[Directions for this task] Look at the data below and print exactly the lines from its first line through the line with "(0,0) rectangle (954,1350);"; the pictures stay out of the copy.

>> START Supplied information

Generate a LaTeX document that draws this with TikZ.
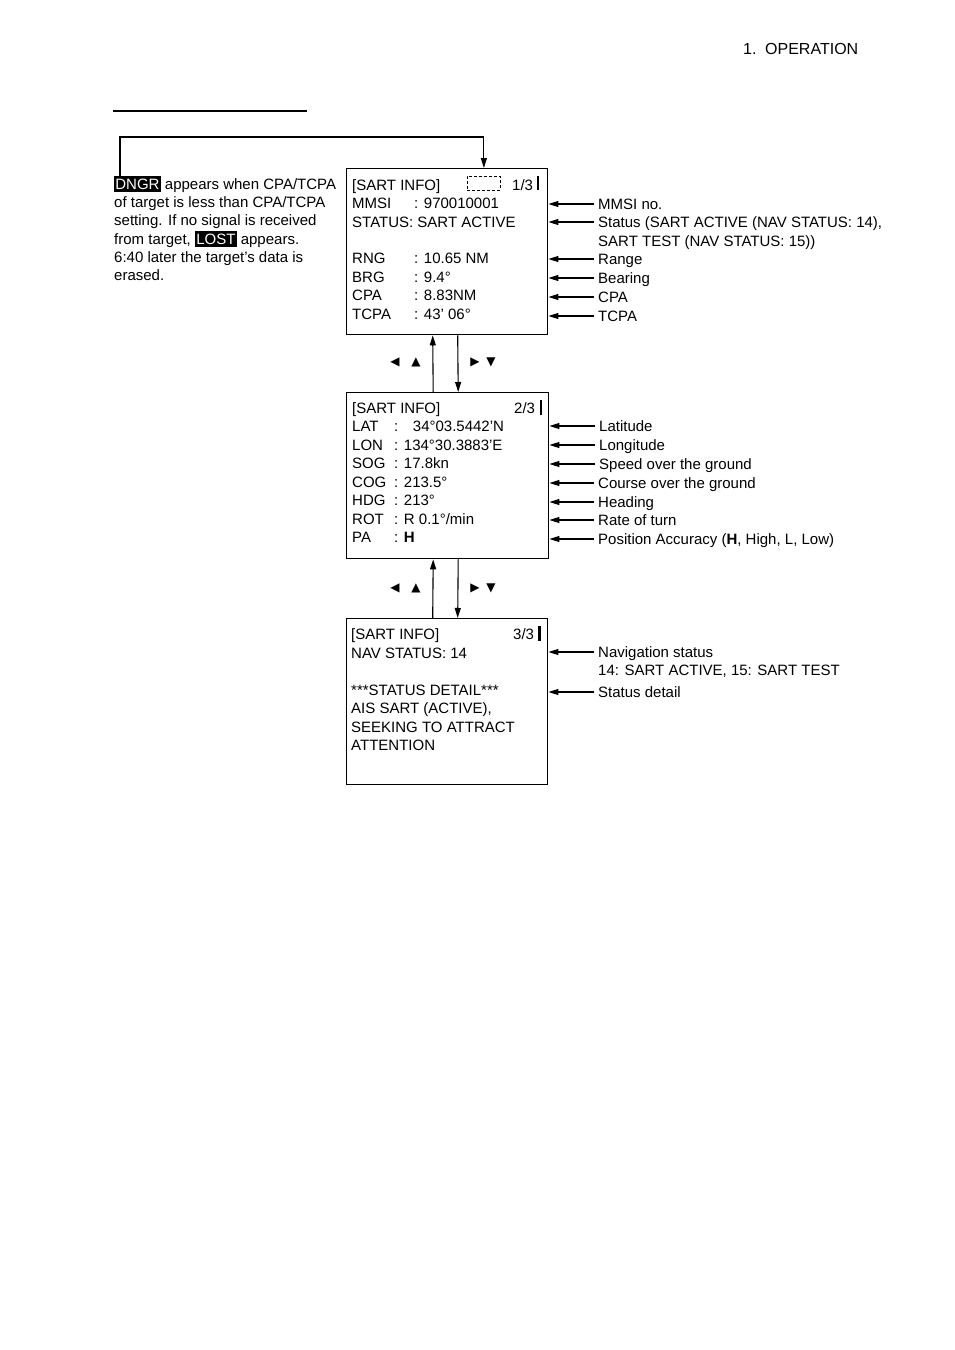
\documentclass[tikz,border=0pt]{standalone}
\usepackage{fontspec}
\setmainfont{Liberation Sans}
\newfontfamily\symfont{DejaVu Sans}
\usetikzlibrary{arrows.meta}
\newcommand\myfs{\fontsize{15pt}{18pt}\selectfont}
\newcommand\inv[1]{{\setlength\fboxsep{1.2pt}\colorbox{black}{\color{white}\rule[-1.5pt]{0pt}{13.6pt}#1}}}
\newcommand\lb[2]{\makebox[#1][l]{#2}}
\begin{document}
\begin{tikzpicture}[x=1pt,y=-1pt,
  scr/.style={draw, line width=1.4pt, anchor=north west, inner sep=0pt},
  tx/.style={anchor=west, inner sep=0pt, font=\myfs, text height=10.7pt, text depth=0pt},
  lab/.style={anchor=west, inner xsep=4pt, inner ysep=0pt, font=\myfs, text height=10.7pt, text depth=0pt},
  arr/.style={line width=1.1pt, -{Triangle[length=10pt,width=6pt]}},
  sym/.style={inner sep=0pt, font=\symfont\fontsize{12pt}{12pt}\selectfont},
  bar/.style={line width=2.4pt}]
\useasboundingbox (0,0) rectangle (954,1350);

% header
\node[tx, font=\fontsize{16pt}{18pt}\selectfont] (hdr1) at (743,49) {1.};
\node[tx, font=\fontsize{16pt}{18pt}\selectfont] (hdr2) at (765,49) {OPERATION};
\draw[line width=1.2pt] (113,111) -- (307,111);

% left note
\node[tx] (n1) at (114,184) {\inv{DNGR} appears when CPA/TCPA};
\node[tx] (n2) at (114,202) {of target is less than CPA/TCPA};
\node[tx] (n3) at (114,220) {setting. If no signal is received};
\node[tx] (n4) at (114,239) {from target, \inv{LOST} appears.};
\node[tx] (n5) at (114,257) {6:40 later the target's data is};
\node[tx] (n6) at (114,275) {erased.};

% box 1
\node[scr, minimum width=201pt, minimum height=166pt] (b1) at (346,168) {};
\node[draw, dashed, line width=0.8pt, dash pattern=on 3pt off 2pt, minimum width=33pt, minimum height=14pt, anchor=north west, inner sep=0pt] (dash) at (467,176) {};
\node[tx] (a0) at (352,185) {[SART INFO]};
\node[tx] (a0p) at (512,185) {1/3};
\draw[bar] (538,176) -- (538,190);
\node[tx] (a1) at (352,203) {\lb{62pt}{MMSI}: 970010001};
\node[tx] (a2) at (352,222) {STATUS: SART ACTIVE};
\node[tx] (a3) at (352,258) {\lb{62pt}{RNG}: 10.65 NM};
\node[tx] (a4) at (352,277) {\lb{62pt}{BRG}: 9.4°};
\node[tx] (a5) at (352,295) {\lb{62pt}{CPA}: 8.83NM};
\node[tx] (a6) at (352,314) {\lb{62pt}{TCPA}: 43' 06°};

\coordinate (cs) at (120,176);
\coordinate (ct) at (300,137);
\draw[arr] (cs) |- (ct) -| (dash.north |- b1.north);

\node[lab] (L1) at (594,204) {MMSI no.};
\node[lab] (L2) at (594,222) {Status (SART ACTIVE (NAV STATUS: 14),};
\node[lab] (L2b) at (594,241) {SART TEST (NAV STATUS: 15))};
\node[lab] (L3) at (594,259) {Range};
\node[lab] (L4) at (594,278) {Bearing};
\node[lab] (L5) at (594,297) {CPA};
\node[lab] (L6) at (594,316) {TCPA};
\foreach \n in {L1,L2,L3,L4,L5,L6} \draw[arr] (\n.west) -- (\n.west -| b1.east);

% box 2
\node[scr, minimum width=202pt, minimum height=166pt] (b2) at (346,392) {};
\node[tx] (c0) at (352,408) {[SART INFO]};
\node[tx] (c0p) at (514,408) {2/3};
\draw[line width=1.6pt] (541,400) -- (541,415);
\node[tx] (c1) at (352,426) {\lb{42pt}{LAT}:\hspace{9pt} 34°03.5442'N};
\node[tx] (c2) at (352,445) {\lb{42pt}{LON}: 134°30.3883'E};
\node[tx] (c3) at (352,463) {\lb{42pt}{SOG}: 17.8kn};
\node[tx] (c4) at (352,482) {\lb{42pt}{COG}: 213.5°};
\node[tx] (c5) at (352,500) {\lb{42pt}{HDG}: 213°};
\node[tx] (c6) at (352,519) {\lb{42pt}{ROT}: R 0.1°/min};
\node[tx] (c7) at (352,537) {\lb{42pt}{PA}: \textbf{H}};

\node[lab] (M1) at (595,426) {Latitude};
\node[lab] (M2) at (595,445) {Longitude};
\node[lab] (M3) at (595,464) {Speed over the ground};
\node[lab] (M4) at (594,483) {Course over the ground};
\node[lab] (M5) at (594,502) {Heading};
\node[lab] (M6) at (594,520) {Rate of turn};
\node[lab] (M7) at (594,539) {Position Accuracy (\textbf{H}, High, L, Low)};
\foreach \n in {M1,M2,M3,M4,M5,M6,M7} \draw[arr] (\n.west) -- (\n.west -| b2.east);

% box 3
\node[scr, minimum width=201pt, minimum height=166pt] (b3) at (346,618) {};
\node[tx] (d0) at (351,634) {[SART INFO]};
\node[tx] (d0p) at (513,634) {3/3};
\draw[bar] (539.5,626) -- (539.5,641);
\node[tx] (d1) at (351,653) {NAV STATUS: 14};
\node[tx] (d2) at (351,690) {***STATUS DETAIL***};
\node[tx] (d3) at (351,708) {AIS SART (ACTIVE),};
\node[tx] (d4) at (351,727) {SEEKING TO ATTRACT};
\node[tx] (d5) at (351,745) {ATTENTION};

\node[lab] (N1) at (594,652) {Navigation status};
\node[lab] (N1b) at (594,670) {14: SART ACTIVE, 15: SART TEST};
\node[lab] (N2) at (594,692) {Status detail};
\foreach \n in {N1,N2} \draw[arr] (\n.west) -- (\n.west -| b3.east);

% navigation arrows between boxes
\draw[arr] ([xshift=-14.5pt]b2.north) -- ([xshift=-14.5pt]b1.south);
\draw[arr] ([xshift=10.5pt]b1.south) -- ([xshift=10.5pt]b2.north);
\draw[arr] ([xshift=-14.5pt]b3.north) -- ([xshift=-14.5pt]b2.south);
\draw[arr] ([xshift=10.5pt]b2.south) -- ([xshift=10.5pt]b3.north);

\node[sym] (s1) at (395,362) {◀};
\node[sym] (s2) at (416,362) {▲};
\node[sym] (s3) at (475,362) {▶};
\node[sym] (s4) at (491,362) {▼};
\node[sym] (s5) at (395,588) {◀};
\node[sym] (s6) at (416,588) {▲};
\node[sym] (s7) at (475,588) {▶};
\node[sym] (s8) at (491,588) {▼};
\end{tikzpicture}
\end{document}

>> END Supplied information

[Output below]
Generate a LaTeX document that draws this with TikZ.
\documentclass[tikz,border=0pt]{standalone}
\usepackage{fontspec}
\setmainfont{Liberation Sans}
\newfontfamily\symfont{DejaVu Sans}
\usetikzlibrary{arrows.meta}
\newcommand\myfs{\fontsize{15pt}{18pt}\selectfont}
\newcommand\inv[1]{{\setlength\fboxsep{1.2pt}\colorbox{black}{\color{white}\rule[-1.5pt]{0pt}{13.6pt}#1}}}
\newcommand\lb[2]{\makebox[#1][l]{#2}}
\begin{document}
\begin{tikzpicture}[x=1pt,y=-1pt,
  scr/.style={draw, line width=1.4pt, anchor=north west, inner sep=0pt},
  tx/.style={anchor=west, inner sep=0pt, font=\myfs, text height=10.7pt, text depth=0pt},
  lab/.style={anchor=west, inner xsep=4pt, inner ysep=0pt, font=\myfs, text height=10.7pt, text depth=0pt},
  arr/.style={line width=1.1pt, -{Triangle[length=10pt,width=6pt]}},
  sym/.style={inner sep=0pt, font=\symfont\fontsize{12pt}{12pt}\selectfont},
  bar/.style={line width=2.4pt}]
\useasboundingbox (0,0) rectangle (954,1350);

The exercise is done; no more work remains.